Leave the pictures out and quote every line from the start of the listing to the line with "const snrFine = [-10, -6, -2, 2, 6, 10];", inclusive.

=-=-=

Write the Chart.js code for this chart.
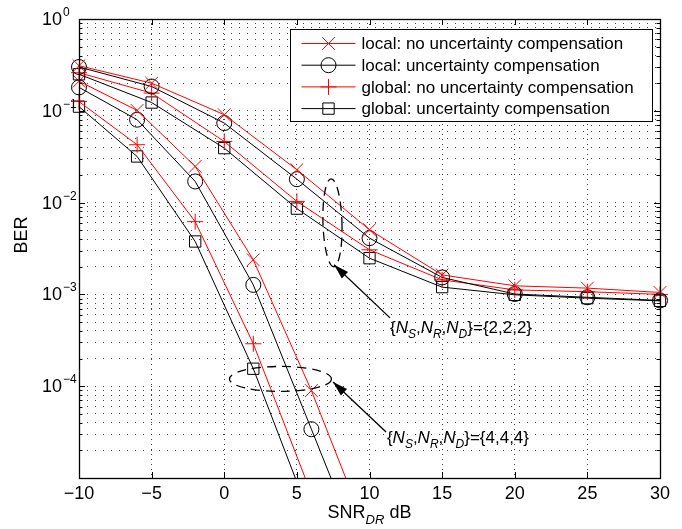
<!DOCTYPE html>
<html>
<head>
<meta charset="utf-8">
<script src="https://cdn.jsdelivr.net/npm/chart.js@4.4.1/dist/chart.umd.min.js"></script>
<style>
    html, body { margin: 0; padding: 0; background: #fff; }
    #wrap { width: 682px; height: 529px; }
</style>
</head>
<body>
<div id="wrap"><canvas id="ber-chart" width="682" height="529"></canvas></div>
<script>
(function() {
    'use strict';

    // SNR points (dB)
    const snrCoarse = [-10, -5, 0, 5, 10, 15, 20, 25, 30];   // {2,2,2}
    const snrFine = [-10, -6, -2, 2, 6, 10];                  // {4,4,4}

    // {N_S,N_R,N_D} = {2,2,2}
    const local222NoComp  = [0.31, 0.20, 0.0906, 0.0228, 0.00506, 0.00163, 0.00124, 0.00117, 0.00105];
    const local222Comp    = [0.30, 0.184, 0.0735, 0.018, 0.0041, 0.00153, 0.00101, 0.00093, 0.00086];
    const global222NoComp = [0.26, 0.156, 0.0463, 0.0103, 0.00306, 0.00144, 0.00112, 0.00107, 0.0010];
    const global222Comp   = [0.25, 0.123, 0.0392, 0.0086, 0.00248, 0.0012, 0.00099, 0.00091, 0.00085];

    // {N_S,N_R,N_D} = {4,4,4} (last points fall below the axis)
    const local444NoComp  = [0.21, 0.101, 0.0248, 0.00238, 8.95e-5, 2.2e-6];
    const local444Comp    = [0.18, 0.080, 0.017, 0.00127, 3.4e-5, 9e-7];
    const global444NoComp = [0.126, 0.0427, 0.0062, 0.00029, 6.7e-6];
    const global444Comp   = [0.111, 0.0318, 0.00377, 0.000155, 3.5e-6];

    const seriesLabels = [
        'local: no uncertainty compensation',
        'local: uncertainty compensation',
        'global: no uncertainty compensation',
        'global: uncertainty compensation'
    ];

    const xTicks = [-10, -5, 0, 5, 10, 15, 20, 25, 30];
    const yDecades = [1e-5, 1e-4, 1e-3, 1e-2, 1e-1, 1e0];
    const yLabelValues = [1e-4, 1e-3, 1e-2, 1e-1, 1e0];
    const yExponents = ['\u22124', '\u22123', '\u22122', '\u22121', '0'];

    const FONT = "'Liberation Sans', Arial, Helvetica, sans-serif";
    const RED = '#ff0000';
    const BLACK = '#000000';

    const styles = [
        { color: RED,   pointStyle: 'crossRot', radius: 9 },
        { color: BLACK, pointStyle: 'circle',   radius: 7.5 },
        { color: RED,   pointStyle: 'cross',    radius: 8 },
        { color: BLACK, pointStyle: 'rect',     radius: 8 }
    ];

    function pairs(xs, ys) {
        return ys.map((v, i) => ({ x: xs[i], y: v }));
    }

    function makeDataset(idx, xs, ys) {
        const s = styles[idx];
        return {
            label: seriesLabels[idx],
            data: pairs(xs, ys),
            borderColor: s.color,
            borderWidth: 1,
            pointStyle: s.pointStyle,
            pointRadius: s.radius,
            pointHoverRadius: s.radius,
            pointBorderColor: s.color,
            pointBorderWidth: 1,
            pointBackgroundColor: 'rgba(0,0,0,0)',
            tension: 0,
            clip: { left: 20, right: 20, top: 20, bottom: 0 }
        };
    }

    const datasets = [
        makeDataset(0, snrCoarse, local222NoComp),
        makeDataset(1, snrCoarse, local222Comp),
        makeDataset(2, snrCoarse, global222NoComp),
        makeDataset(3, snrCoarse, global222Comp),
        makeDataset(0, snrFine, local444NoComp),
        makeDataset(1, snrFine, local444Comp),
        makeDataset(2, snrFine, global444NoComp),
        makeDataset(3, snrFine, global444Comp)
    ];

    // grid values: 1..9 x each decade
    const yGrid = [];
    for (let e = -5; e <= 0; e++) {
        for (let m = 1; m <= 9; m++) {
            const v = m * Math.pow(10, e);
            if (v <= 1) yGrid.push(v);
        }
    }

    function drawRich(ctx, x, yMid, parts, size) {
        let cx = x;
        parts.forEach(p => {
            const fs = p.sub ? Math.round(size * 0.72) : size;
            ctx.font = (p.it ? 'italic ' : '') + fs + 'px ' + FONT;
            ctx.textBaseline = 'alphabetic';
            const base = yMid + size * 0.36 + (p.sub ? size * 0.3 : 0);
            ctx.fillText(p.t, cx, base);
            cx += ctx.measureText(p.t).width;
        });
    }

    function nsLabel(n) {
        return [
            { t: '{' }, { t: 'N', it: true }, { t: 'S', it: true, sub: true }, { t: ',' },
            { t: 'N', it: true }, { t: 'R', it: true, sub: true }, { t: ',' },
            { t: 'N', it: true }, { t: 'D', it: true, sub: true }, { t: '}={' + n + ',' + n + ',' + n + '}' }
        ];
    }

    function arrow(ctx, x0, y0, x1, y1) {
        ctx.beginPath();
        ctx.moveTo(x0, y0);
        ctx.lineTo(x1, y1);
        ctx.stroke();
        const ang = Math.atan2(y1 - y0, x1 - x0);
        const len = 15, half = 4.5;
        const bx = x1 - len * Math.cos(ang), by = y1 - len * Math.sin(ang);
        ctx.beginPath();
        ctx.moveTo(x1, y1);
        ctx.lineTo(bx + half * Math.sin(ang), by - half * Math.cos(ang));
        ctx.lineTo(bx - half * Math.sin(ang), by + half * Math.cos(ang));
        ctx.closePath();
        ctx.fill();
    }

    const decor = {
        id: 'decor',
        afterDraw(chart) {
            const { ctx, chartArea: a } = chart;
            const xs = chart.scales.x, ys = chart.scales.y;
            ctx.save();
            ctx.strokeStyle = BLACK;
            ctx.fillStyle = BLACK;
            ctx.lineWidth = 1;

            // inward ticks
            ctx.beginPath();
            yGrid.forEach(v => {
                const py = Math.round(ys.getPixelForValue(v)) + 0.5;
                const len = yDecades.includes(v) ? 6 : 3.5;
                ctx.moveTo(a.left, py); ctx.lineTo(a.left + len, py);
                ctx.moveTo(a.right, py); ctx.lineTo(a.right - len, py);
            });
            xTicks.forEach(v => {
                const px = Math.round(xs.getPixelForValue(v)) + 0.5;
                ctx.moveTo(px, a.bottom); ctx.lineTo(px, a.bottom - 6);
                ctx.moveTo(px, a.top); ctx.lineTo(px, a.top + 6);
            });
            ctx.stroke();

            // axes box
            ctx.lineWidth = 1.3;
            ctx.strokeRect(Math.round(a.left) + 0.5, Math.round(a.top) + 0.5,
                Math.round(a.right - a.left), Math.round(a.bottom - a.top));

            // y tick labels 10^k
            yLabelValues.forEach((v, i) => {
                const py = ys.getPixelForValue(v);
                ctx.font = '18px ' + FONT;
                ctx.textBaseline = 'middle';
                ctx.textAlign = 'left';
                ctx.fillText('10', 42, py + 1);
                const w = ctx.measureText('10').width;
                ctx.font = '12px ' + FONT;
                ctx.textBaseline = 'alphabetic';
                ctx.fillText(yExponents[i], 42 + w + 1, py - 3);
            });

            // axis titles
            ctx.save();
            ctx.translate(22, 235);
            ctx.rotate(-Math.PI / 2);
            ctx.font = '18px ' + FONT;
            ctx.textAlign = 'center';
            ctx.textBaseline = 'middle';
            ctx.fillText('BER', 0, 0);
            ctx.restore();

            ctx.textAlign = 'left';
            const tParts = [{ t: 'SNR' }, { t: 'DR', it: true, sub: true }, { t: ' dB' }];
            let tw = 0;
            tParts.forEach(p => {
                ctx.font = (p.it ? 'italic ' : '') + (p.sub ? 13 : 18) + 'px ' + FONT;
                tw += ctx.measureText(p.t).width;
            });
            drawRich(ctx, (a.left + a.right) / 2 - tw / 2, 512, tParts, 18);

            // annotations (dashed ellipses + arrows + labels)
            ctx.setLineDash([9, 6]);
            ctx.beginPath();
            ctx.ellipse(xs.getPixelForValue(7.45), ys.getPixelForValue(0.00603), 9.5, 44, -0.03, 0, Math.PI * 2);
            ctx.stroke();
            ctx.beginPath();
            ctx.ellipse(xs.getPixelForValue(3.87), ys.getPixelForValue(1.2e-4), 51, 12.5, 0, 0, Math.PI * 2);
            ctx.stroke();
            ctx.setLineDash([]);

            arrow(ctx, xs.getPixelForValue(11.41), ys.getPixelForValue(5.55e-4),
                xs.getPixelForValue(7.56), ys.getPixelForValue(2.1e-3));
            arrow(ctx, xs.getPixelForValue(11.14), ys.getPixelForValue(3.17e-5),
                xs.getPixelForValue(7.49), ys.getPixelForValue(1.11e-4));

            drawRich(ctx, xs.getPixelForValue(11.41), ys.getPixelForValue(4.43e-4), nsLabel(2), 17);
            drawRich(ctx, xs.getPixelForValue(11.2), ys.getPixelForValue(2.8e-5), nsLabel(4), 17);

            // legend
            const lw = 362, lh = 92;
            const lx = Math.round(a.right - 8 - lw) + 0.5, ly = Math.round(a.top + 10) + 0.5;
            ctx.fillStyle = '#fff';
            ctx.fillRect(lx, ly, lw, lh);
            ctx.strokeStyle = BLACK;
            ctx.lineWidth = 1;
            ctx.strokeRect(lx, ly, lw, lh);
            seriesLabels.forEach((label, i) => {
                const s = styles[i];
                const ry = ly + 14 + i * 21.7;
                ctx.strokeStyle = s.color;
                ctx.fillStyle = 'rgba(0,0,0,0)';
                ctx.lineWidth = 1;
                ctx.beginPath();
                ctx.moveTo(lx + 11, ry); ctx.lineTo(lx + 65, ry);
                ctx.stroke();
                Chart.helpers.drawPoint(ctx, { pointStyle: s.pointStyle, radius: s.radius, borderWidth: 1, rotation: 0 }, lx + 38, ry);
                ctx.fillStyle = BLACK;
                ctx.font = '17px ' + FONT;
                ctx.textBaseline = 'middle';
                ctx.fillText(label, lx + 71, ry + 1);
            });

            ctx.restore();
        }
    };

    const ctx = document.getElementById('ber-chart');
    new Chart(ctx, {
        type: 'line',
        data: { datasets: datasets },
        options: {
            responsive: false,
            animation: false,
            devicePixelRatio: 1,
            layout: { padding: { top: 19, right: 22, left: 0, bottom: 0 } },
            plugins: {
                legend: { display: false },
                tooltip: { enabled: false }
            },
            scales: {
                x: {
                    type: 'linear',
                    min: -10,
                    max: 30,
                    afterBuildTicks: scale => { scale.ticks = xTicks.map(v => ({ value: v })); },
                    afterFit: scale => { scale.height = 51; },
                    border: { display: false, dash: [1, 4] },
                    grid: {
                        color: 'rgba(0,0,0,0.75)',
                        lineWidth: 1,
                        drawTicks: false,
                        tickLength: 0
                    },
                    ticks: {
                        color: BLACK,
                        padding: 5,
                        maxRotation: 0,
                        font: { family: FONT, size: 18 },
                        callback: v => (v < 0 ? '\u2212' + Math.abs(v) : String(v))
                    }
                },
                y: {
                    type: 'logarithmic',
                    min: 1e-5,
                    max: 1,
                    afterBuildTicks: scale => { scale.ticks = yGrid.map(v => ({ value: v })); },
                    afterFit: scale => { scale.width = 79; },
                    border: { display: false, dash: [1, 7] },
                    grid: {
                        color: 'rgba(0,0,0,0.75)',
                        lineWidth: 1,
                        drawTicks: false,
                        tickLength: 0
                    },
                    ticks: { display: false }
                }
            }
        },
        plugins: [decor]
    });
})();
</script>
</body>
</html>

=-=-=

▶ OUTPUT:
Write the Chart.js code for this chart.
<!DOCTYPE html>
<html>
<head>
<meta charset="utf-8">
<script src="https://cdn.jsdelivr.net/npm/chart.js@4.4.1/dist/chart.umd.min.js"></script>
<style>
    html, body { margin: 0; padding: 0; background: #fff; }
    #wrap { width: 682px; height: 529px; }
</style>
</head>
<body>
<div id="wrap"><canvas id="ber-chart" width="682" height="529"></canvas></div>
<script>
(function() {
    'use strict';

    // SNR points (dB)
    const snrCoarse = [-10, -5, 0, 5, 10, 15, 20, 25, 30];   // {2,2,2}
    const snrFine = [-10, -6, -2, 2, 6, 10];                  // {4,4,4}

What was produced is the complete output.